Murky claims surface in Vanity Fair that Beck pulled out a film project, leaving the aspiring producer so bereft they took their own life.
Beck can hardly be held responsible for that - after all, you can't do business on the basis of worrying about how upset people will be if you didn't. What's murky, though, is the distance Beck seems to be putting between himself and the late Theresa Duncan.
The film, Alice Underground, was to be about a rock star kidnapped by schoolgirls who try to help him leave the Church of Scientology.
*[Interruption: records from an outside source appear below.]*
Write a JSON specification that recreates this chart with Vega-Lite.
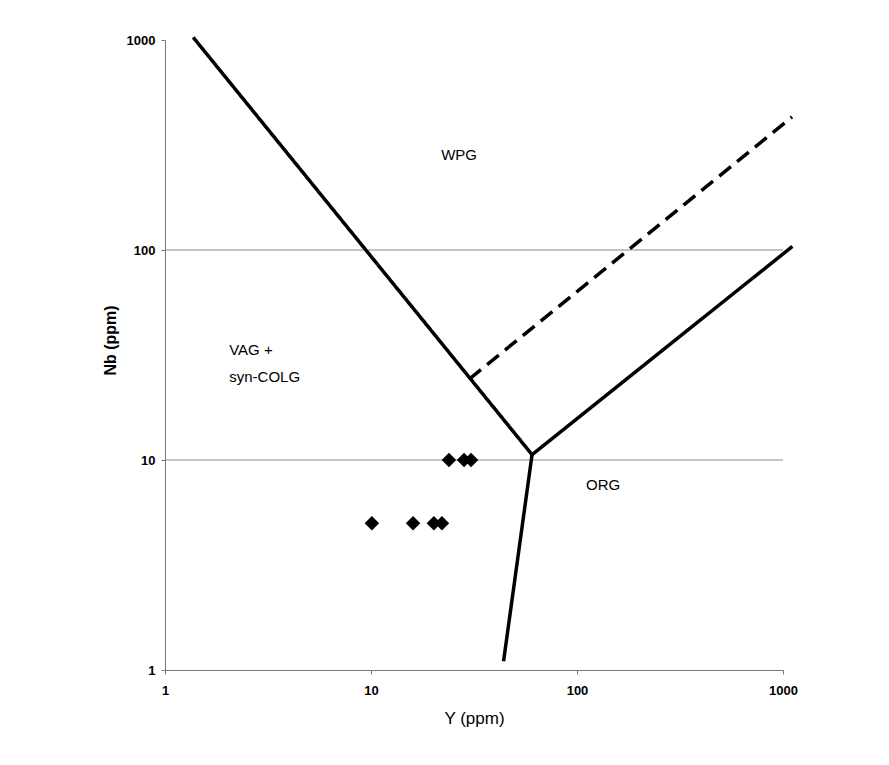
{
  "$schema": "https://vega.github.io/schema/vega-lite/v6.json",
  "width": 618,
  "height": 630,
  "autosize": {"type": "none"},
  "padding": {"left": 165, "top": 40, "right": 106, "bottom": 95},
  "background": "white",
  "config": {
    "view": {"stroke": null},
    "font": "Liberation Sans",
    "axis": {"grid": false, "domainColor": "#777", "domainWidth": 1, "tickColor": "#777", "tickSize": 4, "labelFont": "Liberation Sans", "labelFontSize": 13, "labelFontWeight": "bold", "labelColor": "#000", "titleFont": "Liberation Sans", "titleFontSize": 17, "titleFontWeight": "normal", "titleColor": "#000", "labelFlush": false}
  },
  "datasets": {
    "lines": [
      {"seg": "a", "style": "solid", "ord": 1, "x": 1.37, "y": 1030},
      {"seg": "a", "style": "solid", "ord": 2, "x": 60.5, "y": 10.6},
      {"seg": "b", "style": "solid", "ord": 1, "x": 60.5, "y": 10.6},
      {"seg": "b", "style": "solid", "ord": 2, "x": 44, "y": 1.1},
      {"seg": "c", "style": "solid", "ord": 1, "x": 60.5, "y": 10.6},
      {"seg": "c", "style": "solid", "ord": 2, "x": 1110, "y": 104},
      {"seg": "d", "style": "dashed", "ord": 1, "x": 30, "y": 24.3},
      {"seg": "d", "style": "dashed", "ord": 2, "x": 1106, "y": 430}
    ],
    "points": [
      {"Y": 23.9, "Nb": 10},
      {"Y": 28.3, "Nb": 10},
      {"Y": 30.6, "Nb": 10},
      {"Y": 10.1, "Nb": 5},
      {"Y": 16, "Nb": 5},
      {"Y": 20.2, "Nb": 5},
      {"Y": 22.1, "Nb": 5}
    ],
    "labels": [
      {"x": 21.9, "y": 283, "text": "WPG"},
      {"x": 2.05, "y": 33.4, "text": "VAG +"},
      {"x": 2.05, "y": 24.9, "text": "syn-COLG"},
      {"x": 110.6, "y": 7.6, "text": "ORG"}
    ],
    "grid": [{"y": 10}, {"y": 100}]
  },
  "layer": [
    {
      "data": {"name": "grid"},
      "mark": {"type": "rule", "color": "#888", "strokeWidth": 1},
      "encoding": {
        "y": {"field": "y", "type": "quantitative", "scale": {"type": "log", "domain": [1, 1000]},
              "axis": {"title": "Nb (ppm)", "values": [1, 10, 100, 1000], "format": "d", "labelPadding": 6, "titleX": -47, "titleY": 300, "titleFontWeight": "bold", "titleFontSize": 16}}
      }
    },
    {
      "data": {"name": "lines"},
      "mark": {"type": "line", "color": "black", "strokeWidth": 3.5, "clip": false},
      "encoding": {
        "x": {"field": "x", "type": "quantitative", "scale": {"type": "log", "domain": [1, 1000]},
              "axis": {"title": "Y (ppm)", "values": [1, 10, 100, 1000], "format": "d", "labelPadding": 10, "titlePadding": 13}},
        "y": {"field": "y", "type": "quantitative"},
        "detail": {"field": "seg"},
        "order": {"field": "ord"},
        "strokeDash": {"field": "style", "type": "nominal", "scale": {"domain": ["solid", "dashed"], "range": [[1, 0], [15, 8]]}, "legend": null}
      }
    },
    {
      "data": {"name": "points"},
      "mark": {"type": "point", "shape": "diamond", "filled": true, "color": "black", "size": 210, "opacity": 1},
      "encoding": {
        "x": {"field": "Y", "type": "quantitative"},
        "y": {"field": "Nb", "type": "quantitative"}
      }
    },
    {
      "data": {"name": "labels"},
      "mark": {"type": "text", "fontSize": 15, "font": "Liberation Sans", "color": "#000", "align": "left", "baseline": "middle"},
      "encoding": {
        "x": {"field": "x", "type": "quantitative"},
        "y": {"field": "y", "type": "quantitative"},
        "text": {"field": "text"}
      }
    }
  ]
}
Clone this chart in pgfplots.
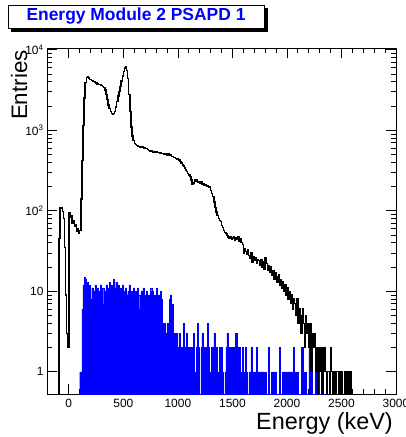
\documentclass[border=0pt]{standalone}
\usepackage{fontspec}
\setmainfont{Liberation Sans}
\usepackage{pgfplots}
\pgfplotsset{compat=1.18}
\definecolor{rootblue}{RGB}{0,0,255}

\begin{document}
\begin{tikzpicture}
\begin{axis}[
  scale only axis, width=349bp, height=346bp,
  at={(0,0)}, anchor=south west,
  xmin=-200, xmax=3000,
  ymode=log, ymin=0.53, ymax=10500,
  log origin=infty,
  xtick={0,500,...,3000},
  minor x tick num=4,
  ytick={1,10,100,1000,10000},
  yticklabels={1,10,10\textsuperscript{2},10\textsuperscript{3},10\textsuperscript{4}},
  /pgf/number format/assume math mode=true,
  /pgf/number format/1000 sep={},
  tick align=inside,
  major tick length=10bp, minor tick length=5bp,
  tick label style={font=\fontsize{12}{12}\selectfont},
  xticklabel style={yshift=-2bp},
  axis line style={line width=1pt},
  every tick/.style={black, line width=0.7pt},
]
% blue: second selection (10 keV bins, 0.1 = empty bin)
\addplot[const plot mark left, fill=rootblue, draw=rootblue, line width=0.4pt] coordinates {
(100,1) (110,1) (120,6) (130,12) (140,15) (150,14) (160,11) (170,13) (180,9) (190,12)
(200,8) (210,11) (220,10) (230,7) (240,12) (250,9) (260,11) (270,10) (280,8) (290,12)
(300,9) (310,11) (320,7) (330,10) (340,12) (350,8) (360,11) (370,13) (380,10) (390,12)
(400,9) (410,14) (420,11) (430,13) (440,10) (450,12) (460,8) (470,11) (480,9) (490,12)
(500,10) (510,7) (520,11) (530,9) (540,10) (550,12) (560,8) (570,10) (580,6) (590,11)
(600,9) (610,10) (620,7) (630,11) (640,9) (650,6) (660,10) (670,8) (680,11) (690,9)
(700,7) (710,10) (720,8) (730,9) (740,6) (750,11) (760,10) (770,8) (780,9) (790,7)
(800,11) (810,8) (820,9) (830,6) (840,10) (850,8) (860,3) (870,4) (880,3) (890,2)
(900,4) (910,3) (920,8) (930,9) (940,4) (950,7) (960,3) (970,2) (980,3) (990,2)
(1000,2) (1010,3) (1020,2) (1030,1) (1040,2) (1050,4) (1060,2) (1070,2) (1080,3) (1090,2)
(1100,2) (1110,1) (1120,2) (1130,2) (1140,3) (1150,0.1) (1160,1) (1170,2) (1180,4) (1190,2)
(1200,0.1) (1210,2) (1220,3) (1230,2) (1240,2) (1250,1) (1260,2) (1270,4) (1280,2) (1290,0.1)
(1300,1) (1310,2) (1320,1) (1330,3) (1340,0.1) (1350,2) (1360,0.1) (1370,1) (1380,2) (1390,1)
(1400,2) (1410,1) (1420,0.1) (1430,1) (1440,2) (1450,3) (1460,0.1) (1470,2) (1480,1) (1490,2)
(1500,1) (1510,2) (1520,0.1) (1530,3) (1540,1) (1550,2) (1560,2) (1570,1) (1580,0.1) (1590,2)
(1600,1) (1610,0.1) (1620,2) (1630,1) (1640,0.1) (1650,1) (1660,1) (1670,2) (1680,0.1) (1690,1)
(1700,1) (1710,0.1) (1720,2) (1730,1) (1740,1) (1750,1) (1760,1) (1770,1) (1780,1) (1790,0.1)
(1800,1) (1810,0.1) (1820,0.1) (1830,2) (1840,0.1) (1850,0.1) (1860,1) (1870,1) (1880,1) (1890,1)
(1900,0.1) (1910,0.1) (1920,0.1) (1930,2) (1940,0.1) (1950,0.1) (1960,1) (1970,1) (1980,1) (1990,1)
(2000,0.1) (2010,1) (2020,1) (2030,1) (2040,1) (2050,1) (2060,2) (2070,1) (2080,1) (2090,1)
(2100,0.1) (2110,0.1) (2120,0.1) (2130,2) (2140,2) (2150,0.1) (2160,1) (2170,1) (2180,0.1) (2190,0.1)
(2200,2) (2210,1) (2220,1) (2230,0.1) (2240,0.1) (2250,0.1) (2260,1) (2270,0.1) (2280,0.1) (2290,1)
(2300,0.1) (2310,0.1) (2320,1) (2330,0.1) (2340,0.1)
} \closedcycle;
% black: all events
\addplot[const plot mark left, black, line width=1.4pt] coordinates {
(-100,0.1)
(-90,45) (-80,108) (-70,110) (-60,98) (-50,80) (-40,35) (-30,9) (-20,3) (-10,2)
(0,95) (10,82) (20,88) (30,70) (40,76) (50,64) (60,68) (70,55) (80,60) (90,52)
(100,57) (110,140) (120,420) (130,1150) (140,2500) (150,3900) (160,4500) (170,4600) (180,4450) (190,4300)
(200,4250) (210,4150) (220,4050) (230,4000) (240,3900) (250,3850) (260,3750) (270,3700) (280,3680) (290,3650)
(300,3600) (310,3500) (320,3400) (330,3150) (340,2800) (350,2400) (360,2050) (370,1850) (380,1700) (390,1620)
(400,1580) (410,1620) (420,1720) (430,1950) (440,2280) (450,2650) (460,3050) (470,3500) (480,4100) (490,4700)
(500,5400) (510,5950) (520,6100) (530,5500) (540,4400) (550,2800) (560,1700) (570,1100) (580,850) (590,740)
(600,690) (610,665) (620,650) (630,640) (640,630) (650,622) (660,615) (670,625) (680,610) (690,600)
(700,595) (710,590) (720,580) (730,560) (740,550) (750,545) (760,555) (770,535) (780,548) (790,530)
(800,540) (810,528) (820,532) (830,520) (840,525) (850,510) (860,518) (870,505) (880,500) (890,510)
(900,495) (910,505) (920,490) (930,500) (940,475) (950,470) (960,462) (970,455) (980,448) (990,440)
(1000,430) (1010,425) (1020,410) (1030,392) (1040,372) (1050,360) (1060,338) (1070,320) (1080,305) (1090,290)
(1100,278) (1110,265) (1120,240) (1130,215) (1140,222) (1150,240) (1160,232) (1170,240) (1180,225) (1190,230)
(1200,220) (1210,232) (1220,212) (1230,218) (1240,205) (1250,212) (1260,200) (1270,205) (1280,195) (1290,198)
(1300,180) (1310,165) (1320,150) (1330,128) (1340,110) (1350,96) (1360,88) (1370,80) (1380,76) (1390,74)
(1400,66) (1410,62) (1420,57) (1430,54) (1440,52) (1450,49) (1460,47) (1470,45) (1480,47) (1490,44)
(1500,46) (1510,47) (1520,43) (1530,46) (1540,44) (1550,47) (1560,42) (1570,45) (1580,40) (1590,38)
(1600,30) (1610,34) (1620,31) (1630,29) (1640,33) (1650,28) (1660,26) (1670,30) (1680,23) (1690,27)
(1700,24) (1710,26) (1720,22) (1730,25) (1740,24) (1750,21) (1760,25) (1770,20) (1780,23) (1790,19)
(1800,26) (1810,22) (1820,18) (1830,21) (1840,17) (1850,20) (1860,16) (1870,18) (1880,14) (1890,17)
(1900,15) (1910,13) (1920,16) (1930,12) (1940,14) (1950,11) (1960,13) (1970,10) (1980,12) (1990,9)
(2000,11) (2010,8) (2020,10) (2030,7) (2040,9) (2050,6) (2060,8) (2070,7) (2080,5) (2090,8)
(2100,4) (2110,6) (2120,5) (2130,3) (2140,6) (2150,4) (2160,2) (2170,5) (2180,3) (2190,4)
(2200,2) (2210,4) (2220,1) (2230,3) (2240,2) (2250,3) (2260,1) (2270,2) (2280,0.1) (2290,2)
(2300,1) (2310,2) (2320,0.1) (2330,1) (2340,2) (2350,1) (2360,0.1) (2370,1) (2380,1) (2390,0.1)
(2400,2) (2410,1) (2420,0.1) (2430,1) (2440,0.1) (2450,1) (2460,1) (2470,0.1) (2480,1) (2490,0.1)
(2500,1) (2510,0.1) (2520,0.1) (2530,1) (2540,0.1) (2550,1) (2560,0.1) (2570,0.1) (2580,1) (2590,0.1)
(2600,0.1)
};
\end{axis}
% axis titles
\node[rotate=90, anchor=base east, font=\fontsize{22.5}{22.5}\selectfont, inner sep=0pt]
  at (-20bp,344bp) {Entries};
\node[anchor=base east, font=\fontsize{23.5}{23.5}\selectfont, inner sep=0pt]
  at (346bp,-35bp) {Energy (keV)};
% title box
\fill[black] (-36bp,362bp) rectangle (221bp,386bp);
\draw[fill=white, line width=0.8pt] (-39bp,366bp) rectangle (217bp,389bp);
\node[font=\fontsize{17.5}{17.5}\selectfont\bfseries, text=rootblue, inner sep=0pt]
  at (89bp,377.5bp) {Energy Module 2 PSAPD 1};
\pgfresetboundingbox
\path (-47bp,-43bp) rectangle (359bp,394bp);
\end{tikzpicture}
\end{document}
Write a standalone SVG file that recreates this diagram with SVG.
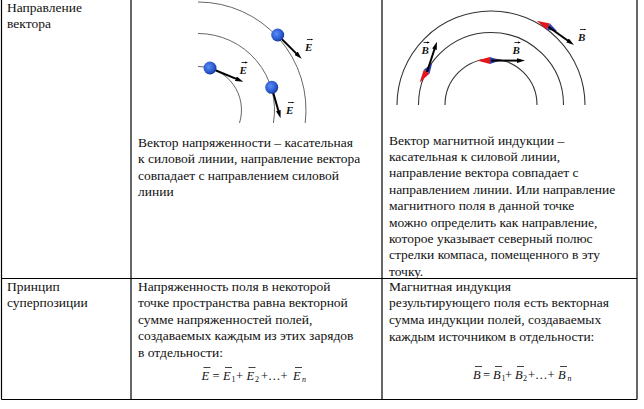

Duncan told friends that Beck was keen on the movie - and on emulating the protagonist by also leaving the cult; and, when the Church started to get worried about the project, that he pulled out.
Rubbish, cries Beck:
"Had we been closer and discussed anything as personal as religion, I would have only had positive things to say about Scientology."
[...]
"We never met to discuss the film," Beck said. "I did explain to her I wasn't looking to act right then, and with the album, tour schedule, and a baby on the way, it wouldn't be feasible."
You have to wonder how one person can be sure they met and talked about working together when the other is equally sure they didn't. You'd have thought Beck would be comfortable, never having discussed the film, to talk about it:
But the mouthpiece said Beck didn't want to add any additional comments: "That's about as on-the-record as you're going to get from him."
But he isn't.
2 comments:
Ugh. Beck is in deep with the Scientologists. I'd like to think that culty belief systems are sort of secondary to an artist's art but it has made Beck a lot harder to like.
An article in the Guardian the other day said that Will Smith (the actor rather than the comedian) was defending the bunch of culty fucknuts. They've clearly got to him not.